Two killed in Iraqi oil terminal blasts

Two members of the US-led occupation forces have been killed after an offshore oil export terminal in Basra off southern Iraq came under three coordinated boat attacks. 

The Basra offshore oil terminal was not damaged

A spokeswoman for the US navy’s Bahrain-based Fifth Fleet said five other occupation personnel were also wounded in the blasts that appeared to be coordinated human-bomb attacks.

A British Defence Ministry spokeswoman said the attacks on Saturday evening failed to damage the oil terminal.

Explosions

Two of the attacking boats exploded alongside a ship anchored at the terminal about 10km offshore.

The third boat was intercepted as it approached an exclusion zone around the terminal and there was an explosion soon after occupation personnel boarded it to check.

Officials at Iraq’s Southern Oil Company said the Basra terminal had been shut down.

“All workers were evacuated from the Basra teriminal. We are concerned about the possibility of more attacks,” an official said.
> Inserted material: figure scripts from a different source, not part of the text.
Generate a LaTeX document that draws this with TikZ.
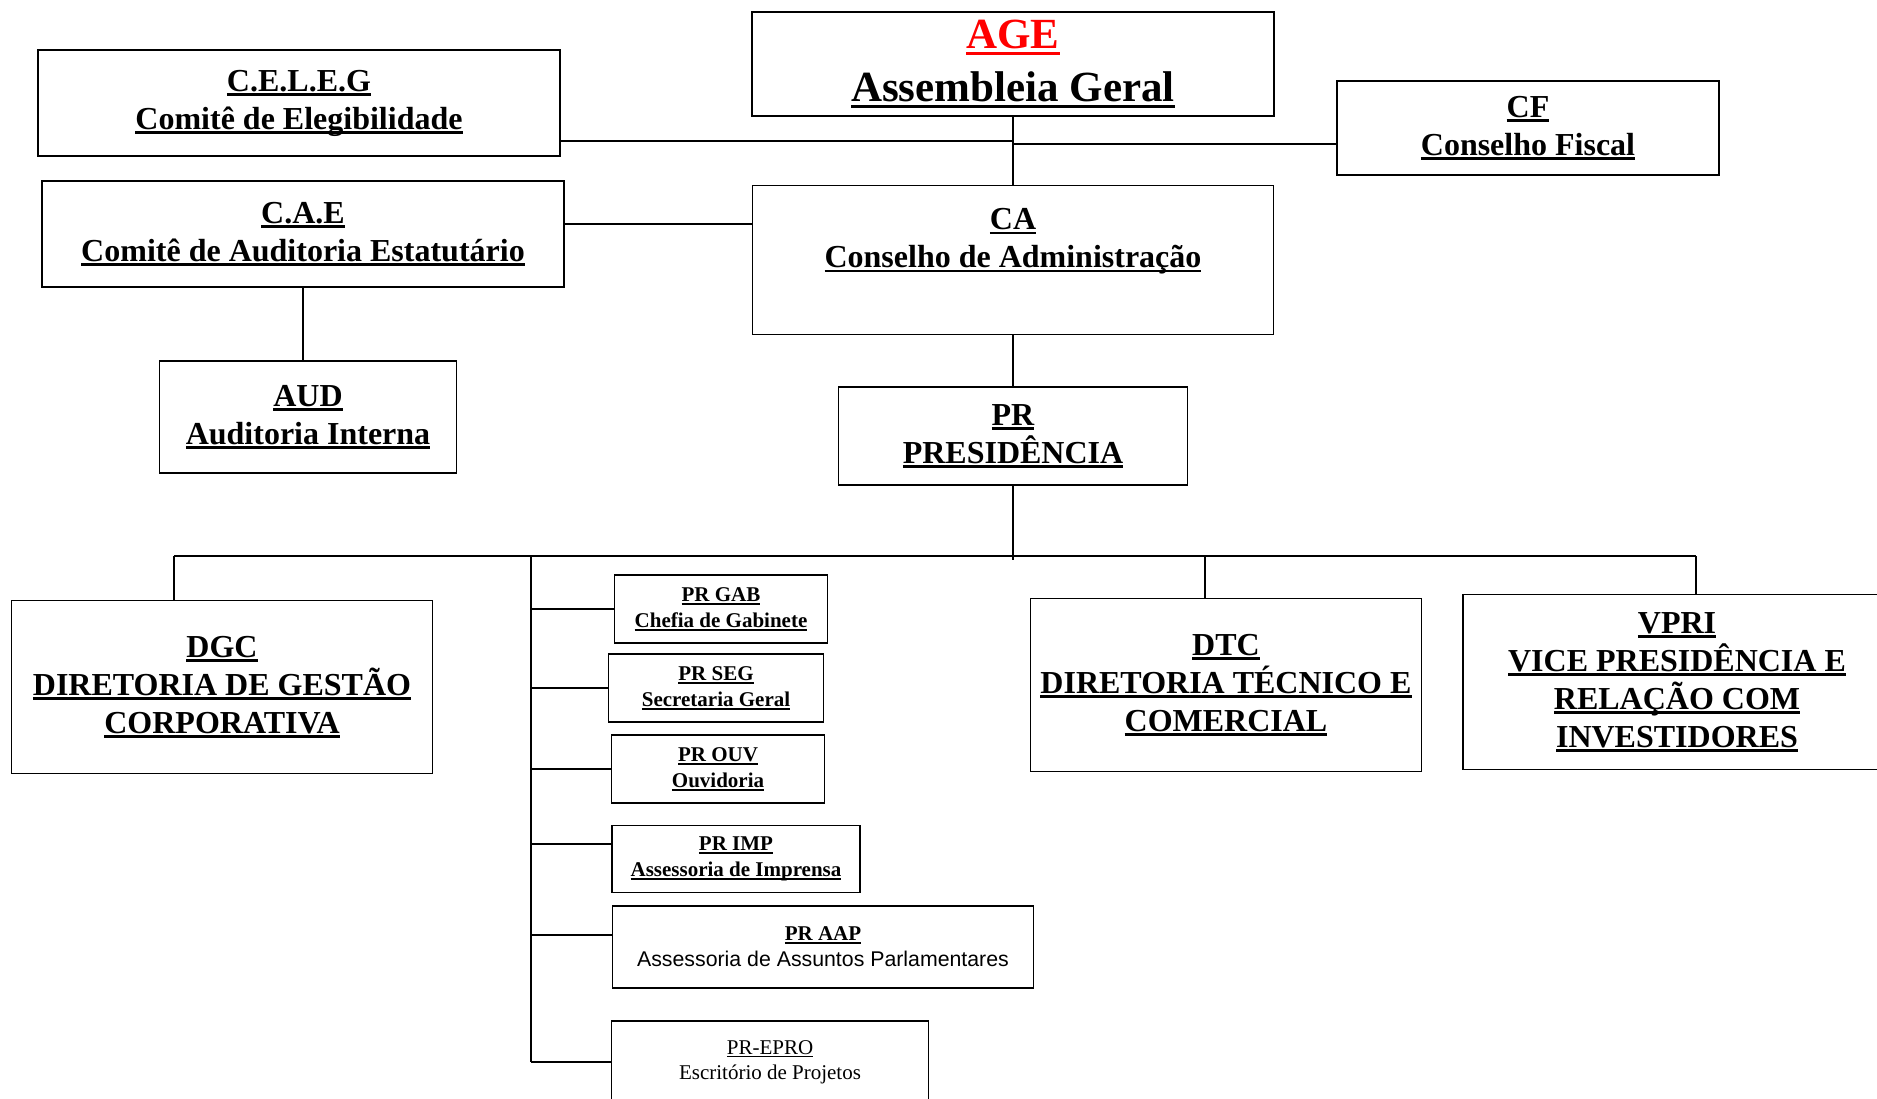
\documentclass[tikz,border=0pt]{standalone}
\usepackage{fontspec}
\setmainfont{Liberation Serif}
\newfontfamily\arialfont{Liberation Sans}
\usetikzlibrary{calc}
\def\uln#1{\setbox0=\hbox{#1}\rlap{\rule[-0.15em]{\wd0}{0.08em}}\box0}

\begin{document}
\begin{tikzpicture}[x=1pt, y=-1pt,
		unit/.style={draw, line width=1.4pt, align=center, inner sep=0pt},
		big/.style={font={\fontsize{43}{53}\selectfont\bfseries}},
		mid/.style={font={\fontsize{32}{38}\selectfont\bfseries}},
		small/.style={font={\fontsize{21}{26}\selectfont\bfseries}},
		link/.style={line width=1.2pt}]
			%%%%% START %%%%%
			
			\clip (0, 0) rectangle (1877, 1098);
			
			% conselhos
			\node[unit, big, minimum width=522pt, minimum height=104pt] (age) at (1013, 64) {\textcolor{red}{\uln{AGE}}\\\uln{Assembleia Geral}};
			\node[unit, mid, minimum width=522pt, minimum height=106pt] (celeg) at (299, 103) {\uln{C.E.L.E.G}\\\uln{Comitê de Elegibilidade}};
			\node[unit, mid, minimum width=382pt, minimum height=94pt] (cf) at (1528, 128) {\uln{CF}\\\uln{Conselho Fiscal}};
			\node[unit, mid, minimum width=522pt, minimum height=106pt] (cae) at (303, 234) {\uln{C.A.E}\\\uln{Comitê de Auditoria Estatutário}};
			\node[unit, minimum width=521pt, minimum height=149pt] (ca) at (1013, 260) {};
			\node[mid, align=center, inner sep=0pt] (catext) at (1013, 241) {\uln{CA}\\\uln{Conselho de Administração}};
			\node[unit, mid, minimum width=297pt, minimum height=112pt] (aud) at (308, 417) {\uln{AUD}\\\uln{Auditoria Interna}};
			\node[unit, mid, minimum width=349pt, minimum height=98pt] (pr) at (1013, 436) {\uln{PR}\\\uln{PRESIDÊNCIA}};
			
			% diretorias
			\node[unit, mid, minimum width=421pt, minimum height=173pt] (dgc) at (222, 687) {\uln{DGC}\\\uln{DIRETORIA DE GESTÃO}\\\uln{CORPORATIVA}};
			\node[unit, mid, minimum width=391pt, minimum height=173pt] (dtc) at (1226, 685) {\uln{DTC}\\\uln{DIRETORIA TÉCNICO E}\\\uln{COMERCIAL}};
			\node[unit, mid, minimum width=428pt, minimum height=175pt] (vpri) at (1677, 682) {\uln{VPRI}\\\uln{VICE PRESIDÊNCIA E}\\\uln{RELAÇÃO COM}\\\uln{INVESTIDORES}};
			
			% assessorias da presidencia
			\node[unit, small, minimum width=213pt, minimum height=68pt] (gab) at (721, 609) {\uln{PR GAB}\\\uln{Chefia de Gabinete}};
			\node[unit, small, minimum width=215pt, minimum height=68pt] (seg) at (716, 688) {\uln{PR SEG}\\\uln{Secretaria Geral}};
			\node[unit, small, minimum width=213pt, minimum height=68pt] (ouv) at (718, 769) {\uln{PR OUV}\\\uln{Ouvidoria}};
			\node[unit, small, minimum width=248pt, minimum height=67pt] (imp) at (736, 859) {\uln{PR IMP}\\\uln{Assessoria de Imprensa}};
			\node[unit, small, minimum width=421pt, minimum height=82pt] (aap) at (823, 947) {\uln{PR AAP}\\{\arialfont\mdseries\fontsize{21.3}{26}\selectfont Assessoria de Assuntos Parlamentares}};
			\node[unit, font={\fontsize{21}{25}\selectfont}, minimum width=317pt, minimum height=82pt] (epro) at (770, 1062) {\uln{PR-EPRO}\\Escritório de Projetos};
			
			% ligacoes
			\coordinate (jn) at (1013, 141);
			\coordinate (jn2) at (1013, 144);
			\draw[link] (age.south) -- (ca.north);
			\draw[link] (celeg.east |- jn) -- (jn);
			\draw[link] (jn2) -- (cf.west |- jn2);
			\draw[link] ($(cae.east)+(0,-10)$) -- ($(ca.west)+(0,-36)$);
			\draw[link] (cae.south) -- (cae.south |- aud.north);
			\draw[link] (ca.south) -- (pr.north);
			
			\coordinate (busl) at (174, 556);
			\coordinate (busd) at (1205, 556);
			\coordinate (busr) at (1696, 556);
			\draw[link] (pr.south) -- ($(pr.south |- busl)+(0,4)$);
			\draw[link] (busl) -- (busr);
			\draw[link] (busl) -- (busl |- dgc.north);
			\draw[link] (busd) -- (busd |- dtc.north);
			\draw[link] (busr) -- (busr |- vpri.north);
			
			\coordinate (subt) at (531, 556);
			\coordinate (subb) at (531, 1062);
			\draw[link] (subt) -- (subb);
			\draw[link] (subt |- gab.west) -- (gab.west);
			\draw[link] (subt |- seg.west) -- (seg.west);
			\draw[link] (subt |- ouv.west) -- (ouv.west);
			\draw[link] ($(subt |- imp.west)+(0,-15)$) -- ($(imp.west)+(0,-15)$);
			\draw[link] ($(subt |- aap.west)+(0,-12)$) -- ($(aap.west)+(0,-12)$);
			\draw[link] (subb) -- (epro.west);
			
			%%%%% END %%%%%
\end{tikzpicture}
\end{document}
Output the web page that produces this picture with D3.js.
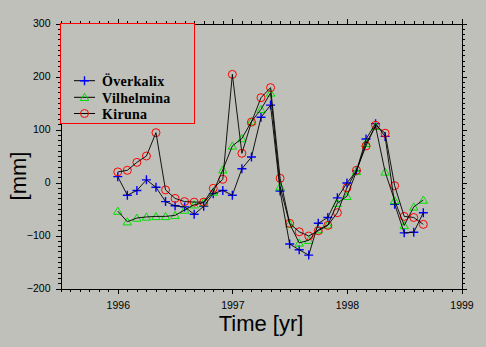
<!DOCTYPE html>
<html>
<head>
<meta charset="utf-8">
<script src="https://cdn.jsdelivr.net/npm/d3@7"></script>
<style>
  html, body { margin: 0; padding: 0; background: #bec0b9; }
  svg { display: block; }
</style>
</head>
<body>
<svg id="chart" width="486" height="347"></svg>
<script>
// Monthly level anomalies, Jan 1996 – Sep 1998 (mm)
const months = d3.range(0, 33);            // months since Jan 1996
const overkalix = [11, -24, -15, 5, -9, -36, -44, -46, -60, -45, -21, -15, -24, 26, 48, 123, 146,
                   -16, -116, -127, -137, -77, -66, -29, -1, 22, 82, 111, 87, -41, -95, -94, -57];
const vilhelmina = [-54, -74, -67, -65, -64, -64, -62, -52, -42, -38, -18, 24, 69, 83, 115, 138, 169,
                    -8, -78, -114, -109, -89, -80, -39, -26, 21, 74, 106, 20, -34, -81, -46, -33];
const kiruna = [20, 23, 38, 50, 94, -14, -30, -36, -37, -37, -11, 6, 204, 55, 114, 160, 179,
                8, -77, -93, -101, -91, -81, -57, -10, 23, 69, 108, 93, -6, -64, -66, -79];
const seriesNames = ["Överkalix", "Vilhelmina", "Kiruna"];
const xTicks = [1996, 1997, 1998, 1999];
const yTicks = [-200, -100, 0, 100, 200, 300];

const svg = d3.select("#chart");
const L = 60.5, R = 461.5, T = 23.5, B = 288.5;

const x = d3.scaleLinear().domain([1995.5, 1999]).range([L, R]);
const y = d3.scaleLinear().domain([-200, 300]).range([B, T]);

const minorX = d3.range(0, 43).map(i => 1995.5 + i / 12);
const minorY = d3.range(-200, 301, 10);

function styleAxis(g) {
  g.attr("shape-rendering", "crispEdges");
  g.select(".domain").attr("stroke", "#000").attr("stroke-width", 1);
  g.selectAll(".tick line").attr("stroke", "#000").attr("stroke-width", 1);
  g.selectAll("text").attr("fill", "#000")
    .style("font-family", "'Liberation Sans', Arial, sans-serif").style("font-size", "10.5px");
}

// minor ticks on all four sides
svg.append("g").attr("transform", `translate(0,${B})`)
  .call(d3.axisBottom(x).tickValues(minorX).tickSize(3).tickFormat("").tickSizeOuter(0)).call(styleAxis);
svg.append("g").attr("transform", `translate(0,${T})`)
  .call(d3.axisTop(x).tickValues(minorX).tickSize(3).tickFormat("").tickSizeOuter(0)).call(styleAxis);
svg.append("g").attr("transform", `translate(${L},0)`)
  .call(d3.axisLeft(y).tickValues(minorY).tickSize(3).tickFormat("").tickSizeOuter(0)).call(styleAxis);
svg.append("g").attr("transform", `translate(${R},0)`)
  .call(d3.axisRight(y).tickValues(minorY).tickSize(3).tickFormat("").tickSizeOuter(0)).call(styleAxis);

// major ticks with labels
const xb = svg.append("g").attr("transform", `translate(0,${B})`)
  .call(d3.axisBottom(x).tickValues(xTicks).tickSize(5).tickFormat(d3.format("d")).tickSizeOuter(0))
  .call(styleAxis);
xb.selectAll("text").attr("dy", null).attr("y", 20);
svg.append("g").attr("transform", `translate(0,${T})`)
  .call(d3.axisTop(x).tickValues(xTicks).tickSize(5).tickFormat("").tickSizeOuter(0)).call(styleAxis);
svg.append("g").attr("transform", `translate(${L},0)`)
  .call(d3.axisLeft(y).tickValues(yTicks).tickSize(5).tickPadding(5).tickFormat(d3.format("d")).tickSizeOuter(0))
  .call(styleAxis);
svg.append("g").attr("transform", `translate(${R},0)`)
  .call(d3.axisRight(y).tickValues(yTicks).tickSize(5).tickFormat("").tickSizeOuter(0)).call(styleAxis);

// axis titles
svg.append("text").attr("x", 261).attr("y", 331).attr("text-anchor", "middle")
  .style("font-family", "'Liberation Sans', Arial, sans-serif").style("font-size", "22px")
  .attr("fill", "#000").text("Time [yr]");
svg.append("text").attr("transform", "translate(26,176) rotate(-90)").attr("text-anchor", "middle")
  .style("font-family", "'Liberation Sans', Arial, sans-serif").style("font-size", "22px")
  .attr("fill", "#000").text("[mm]");

// markers
const markers = {
  "Överkalix": { color: "#0000ff", path: "M-4.5,0H4.5M0,-4.5V4.5", width: 1.4 },
  "Vilhelmina": { color: "#00e000", path: "M0,-4L4.2,3.2H-4.2Z", width: 1 },
  "Kiruna": { color: "#ff0000", path: d3.symbol(d3.symbolCircle, Math.PI * 16)(), width: 1 }
};

const seriesData = [overkalix, vilhelmina, kiruna].map((vals, i) => ({
  name: seriesNames[i],
  points: months.map(m => ({ t: 1996 + m / 12, v: vals[m] }))
}));

const line = d3.line().x(d => x(d.t)).y(d => y(d.v));
const plot = svg.append("g");

seriesData.forEach(s => {
  const mk = markers[s.name];
  plot.append("g").selectAll("path").data(s.points).join("path")
    .attr("transform", d => `translate(${x(d.t)},${y(d.v)})`)
    .attr("d", mk.path).attr("fill", "none").attr("stroke", mk.color).attr("stroke-width", mk.width);
});
seriesData.forEach(s => {
  plot.append("path").datum(s.points).attr("d", line)
    .attr("fill", "none").attr("stroke", "#000").attr("stroke-width", 0.9);
});

// legend
const lg = svg.append("g");
lg.append("rect").attr("x", L).attr("y", T).attr("width", 194.5 - L).attr("height", 100)
  .attr("fill", "#bec0b9").attr("stroke", "#ff0000").attr("stroke-width", 1)
  .attr("shape-rendering", "crispEdges");
const legY = [80.7, 97.3, 113.5];
seriesNames.forEach((name, i) => {
  const mk = markers[name];
  lg.append("line").attr("x1", 74).attr("x2", 95).attr("y1", legY[i]).attr("y2", legY[i])
    .attr("stroke", "#000").attr("stroke-width", 1);
  lg.append("path").attr("transform", `translate(84.5,${legY[i]})`).attr("d", mk.path)
    .attr("fill", "none").attr("stroke", mk.color).attr("stroke-width", mk.width);
  lg.append("text").attr("x", 102).attr("y", legY[i] + 5.3)
    .style("font-family", "'Liberation Serif', 'Times New Roman', serif").style("font-weight", "bold")
    .style("font-size", "14px").style("letter-spacing", "0.3px").attr("fill", "#000").text(name);
});
</script>
</body>
</html>
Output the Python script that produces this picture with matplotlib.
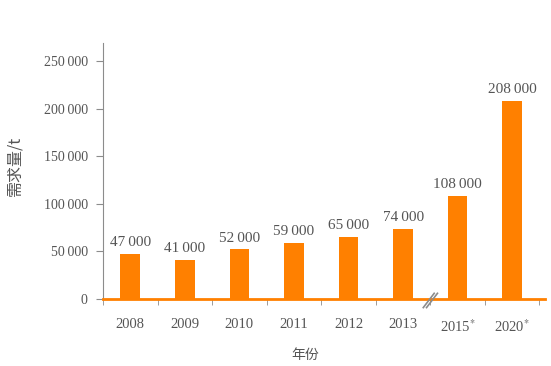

It was the first known maritime attack on Iraqi oil facilities since the March 2003 US-led invasion of Iraq.

Attacks

Resistance fighters have been attacking pipelines in the north and south of Iraq, at times disrupting the export of oil.

Advertisement

The attack appeared to resemble a 12 October 2000 attack on the USS Cole off Yemen, in which an explosives-laden boat rammed the destroyer, killing 17 American sailors.

Also, on 6 October 2002, a boat rammed a French oil tanker off the coast of Yemen and exploded, killing one crewman.

Both those attacks were blamed on al-Qaida.
 
The oil attacks came three days after near simultaneous car bombings in the southern Iraqi city of Basra, 50km from Umm Qasr, that killed 74 people.